La finance privée poussée à s’engager pour le climat

La conférence mondiale sur le climat a donné vendredi une place inédite aux acteurs de la finance privée, appelés à contribuer à la transition vers un monde bas carbone, après avoir été souvent critiqués par les défenseurs de l’environnement.

Banquiers, assureurs et fonds de pension ont mis en avant les progrès accomplis depuis le sommet de l’ONU sur le climat à New York, en septembre 2014, où Ban-Ki moon les avait mobilisés pour la première fois.

Lancée à l’époque, une coalition pour réduire l’empreinte carbone des portefeuilles financiers a assuré vendredi qu’elle allait "décarboner" 600 milliards d’actifs, au lieu des 100 prévus initialement.

Ses 23 membres doivent donc donner la préférence aux actions d’entreprises aux émissions de CO2 limitées pour composer leurs portefeuilles et se débarrasser de celles liées aux énergies fossiles (charbon, pétrole, gaz).

Plusieurs acteurs de la finance et de l’assurance ont rejoint cette coalition ces dernières semaines comme la Caisse des dépôts française ou ABP, le premier fonds de pension néerlandais, qui d’ici à 2020, souhaite réduire de 25% l’empreinte carbone de ses actifs qui représentent au total 100 milliards de dollars.

Le groupe français Crédit Agricole promet quant à lui 60 milliards d’investissements dans la lutte contre le réchauffement climatique et veut doubler ses financements dans les énergies renouvelables.

Le secteur privé "a pris conscience des nécessités de réorienter une partie de ses investissements", vers des projets bas carbone, s’est réjoui le ministre français des Finances Michel Sapin.

En pleine COP21, banques et assurances affichent volontiers leur visage vert, mais leur conversion n’est pas désintéressée.

Elles ont réalisé que le dérèglement climatique représentait pour elles des risques financiers, avec un nombre croissant de catastrophes naturelles, mais aussi un prix du carbone de plus en plus élevé ou l’instabilité des prix des matières premières fossiles.

Vendredi, un groupe d’experts a d’ailleurs été chargé d’évaluer ces risques pour les entreprises et les investisseurs.

L’annonce a été faite par le Conseil de stabilité financière (FSB), organisme créé après la crise de 2008 pour superviser les institutions financières.

C’est l’ancien maire de New York Michael Bloomberg qui va coordonner ce groupe.

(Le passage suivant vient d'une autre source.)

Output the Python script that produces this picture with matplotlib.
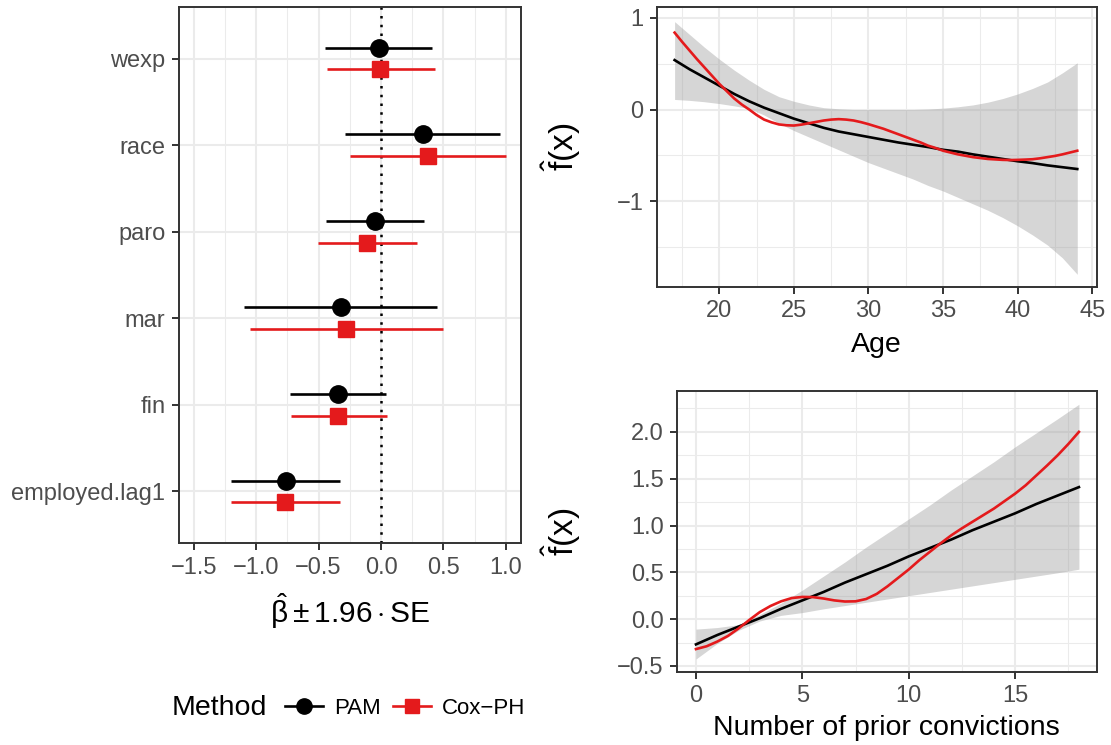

Présent à la COP, le milliardaire s’est adressé aux banquiers: "les marchés demandent que vous preniez en compte les risques, et l’un des principaux aujourd’hui est le changement climatique".

Ces annonces interviennent au moment où les négociations entre les Etats achoppent sur la question du financement promis par les pays riches aux pays en développement pour les aider à faire face au changement climatique.

– les Etats locomotives –

"Il ne faut pas que la négociation sur le climat prenne du retard par rapport aux actions de plus en plus importantes réalisées par le secteur privé", a mis en garde le ministre français des Affaires étrangères, et président de la COP21, Laurent Fabius.

Les pays développés avaient promis de mobiliser 100 milliards de dollars par an d’ici 2020 pour les aider à faire face au changement climatique, mais les discussions patinent.

La mobilisation du secteur privé, est certes un "symbole fort", selon Philippe Orliange, un responsable de l’Agence française de développement, mais "attention à ne pas tout mélanger", prévient-il.

La véritable locomotive ce sont les Etats et leurs dépenses budgétaires qui ont "un impact infiniment plus significatif".

"L’ensemble des recettes fiscales des pays en développement c’est déjà 2.700 milliards de dollars", souligne-t-il, beaucoup plus que l’aide publique au développement ou les mobilisations des acteurs privés.

Des ONG comme Attac dénoncent même un "double jeu" de certaines banques et entreprises qui s’affichent volontiers comme partenaires de la COP, tout en continuant de financer massivement des mines ou des centrales à charbon.